Gunstock Ranch, a 900-acre ranch located just a 10-minute drive from the BYU–Hawaii campus, is planning big for its future. With help from conservation groups, the Gunstock’s COO said the ranch hopes to educate people about native plant life, while also educating about the paniolo lifestyle unique to the Hawaiian Islands.
According to an article by Forbes which featured it, Gunstock Ranch is Oahu’s first legacy forest. Across several review sites for the island of Oahu, Gunstock is listed as number one. The ranch also received a Certificate of Excellence from Tripadvisor.
Lilia Tollefsen, a BYUH alumna, now serves as Gunstock’s Chief Operating Officer (COO). Before coming to Gunstock, Tollefsen worked as a teacher at Kahuku Elementary. Wanting a place where she could be around her six children, Tollefsen decided to work at Gunstock for the owners, Kyndra and Greg Smith.
“I came here and started working with the Smiths. They allowed me to bring my kids and I was the extra hand they needed. They eventually put me in charge after I did the field trips, where we brought 3,000 kids to the ranch each summer. Eventually, they put me in charge of all the sales and marketing.”
Tollefsen described Gunstock as a horse and cattle ranch. She said, “We have been in operation for almost 50 years, and we’ve been doing the trail riding business since 2010. We do off-road tours, and planting tours, and have a petting zoo and Easter egg hunt.
“We specialize in small sized rides, that’s really our specialty, it’s how we stand out from everybody else. We take children as young as two on horseback rides, and we have the free petting zoo. Our goal is really to educate people about the paniolo (Hawaiian cowboy) lifestyle.
“We feel like being able to bring the children out. It allows us to teach them this way of life. All of Greg and Kyndra’s five children rodeo and they all start out when they’re young. The Smiths’ goal has been to let other children be a part of this lifestyle.” Tollefsen expressed the importance of making children an integral part of the ranch experience. She explained how today, it is hard to find a place in Hawaii where children are able to learn about and appreciate animals. “They get to be here with the animals, get to be out in nature, and get dirty. They’re able to just be kids and play.”
Patch of heaven
In the past few years, one of Gunstock’s main ventures has been reforestation of native Hawaiian plant life.
Jaeden Schaefer, a senior marketing major from Canada, has been working through his class to help Gunstock through advertising. He expressed enthusiasm at the prospect of reforestation. “Of the 900 acres, 500 acres have been dedicated to reforestation. The ranch is starting with milo trees, and about 3,000 trees have been planted at this point. Partnered with the Hawaiian Legacy Reforestation, they are provided the technology and the seedlings needed to plant these trees which have been long-endangered.”
Tollefsen added, “Of the trees we’re trying to restore, only two of each were originally found. One was a Milo, and the other was a Noni. In the first phase, only four native trees were found in the first 80 acres which were being reforested at the time. Everything else was invasive, so reforestation is a very daunting task.

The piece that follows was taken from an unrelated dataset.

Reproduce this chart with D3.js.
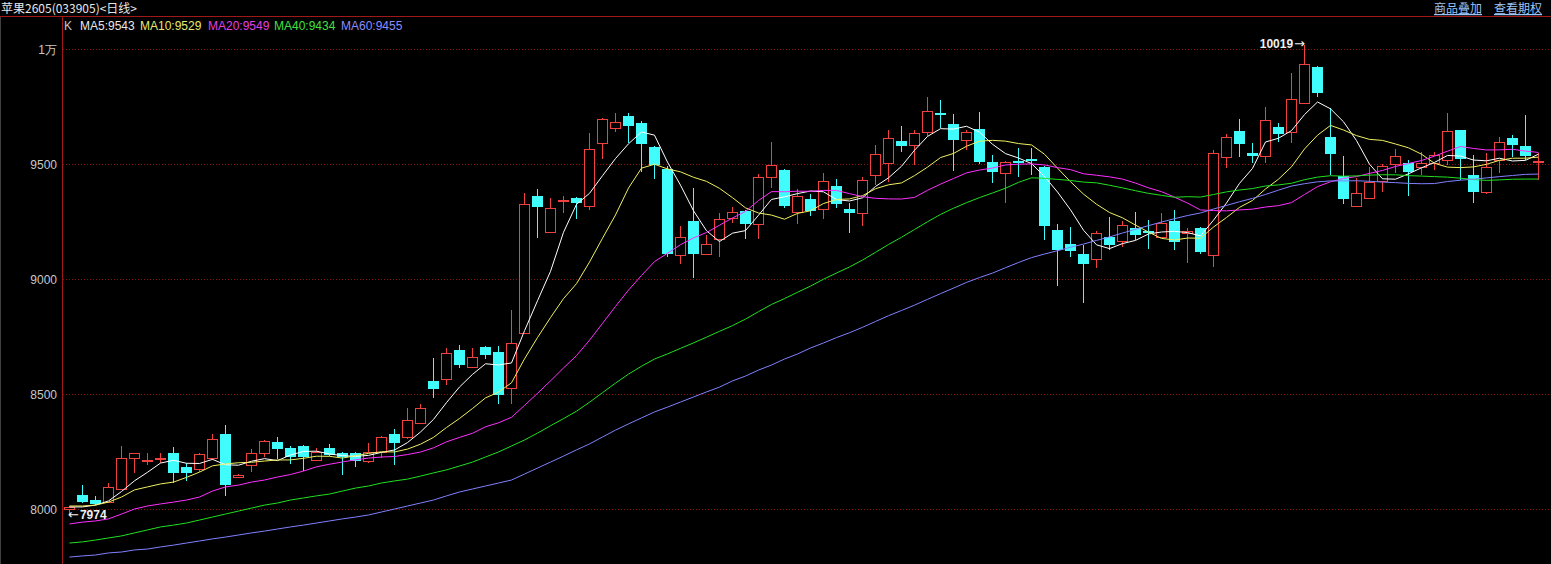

“Last year, we started offering planting tours native, where guests were able to plant a tree and dedicate it to somebody special.
“We’re finding we also need to restore the soil. It’s going to be a very difficult task to accomplish. We feel it’s a way for people to give back to Hawaii instead of taking from the land.
“A week long vacation for a family of four is offset by planting one tree, and it gives them the opportunity to give back.”
Edward Kam Wai Wong, a senior from Hong Kong majoring in marketing, reported he was excited at the prospect of Gunstock’s growth in the future. He remarked about the benefits it would have for families and generations to come. “It also provides an opportunity for students to work and to serve in the community. My marketing class chose Gunstock Ranch to help with advertising and marketing. There’s a big benefit where social media is concerned. We hope to help them get more followers so they can have more publicity and attract more tourists.
“Jaeden, my classmate used his marketing strategies to get Gunstock over 1300 followers on social media in the past 30 days. I was very glad we chose the ranch for our project.”
Tollefsen said she was privileged to be a part of Gunstock and thanked Greg and Kyndra Smith for inspiring her with their goal to give back to the land.